Oh, the cylinder. It would have to be a cylinder of search area. A sphere would lose people in height as you went out to the edges. Someone jumping at the edge would get lost. That just doesn’t seem right, you know? Remember that 4 square mile area from before? It turns into 6.28 cubic miles! Yeah, we’re at cubic miles now. The 144 square mile area becomes a whopping 1,357 cubic miles. Oh jeez. This is straight up donk. How would that really be handy if you were trying to track that down with absolutely no guidance? It’s just not going to happen.
What’s the deal?
Part of it is probably just people not really grasping distance scale. When things are that big, people have trouble contextualizing it, especially in a technologically advanced society. For example, the ranger’s area for Primeval Awareness within a favored terrain? Just slightly smaller than a neutron star. For real. Just imagine telling your party, “Don’t worry everyone, we just have to search this entire neutron star to find the fey!” It all of a sudden sounds a lot bigger, even though it’s close to the same. Humans have a really, really hard time with scale. It’s one of our many flaws.
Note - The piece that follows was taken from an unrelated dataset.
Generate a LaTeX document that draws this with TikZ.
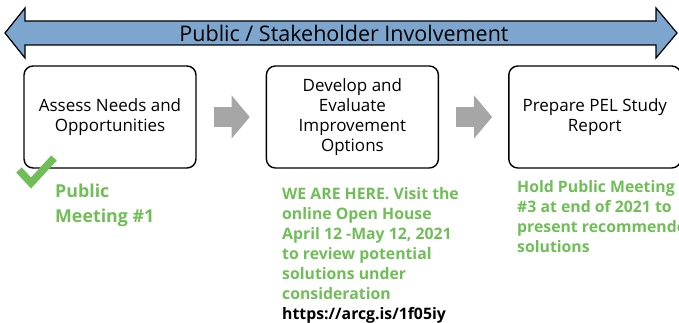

People finding use in this feature are doing so because it is being house-ruled and your GM is invested in you having a good time. The next time you see your GM, give him or her a big hug, spring for food, or buy a drink of choice. Any use out of this feature is directly opposing the existing writing of the rules. I don’t really know what they were going for with this feature, probably a way to trigger tracking more often and paint the ranger as a guardian of the natural world, but it really misses the mark.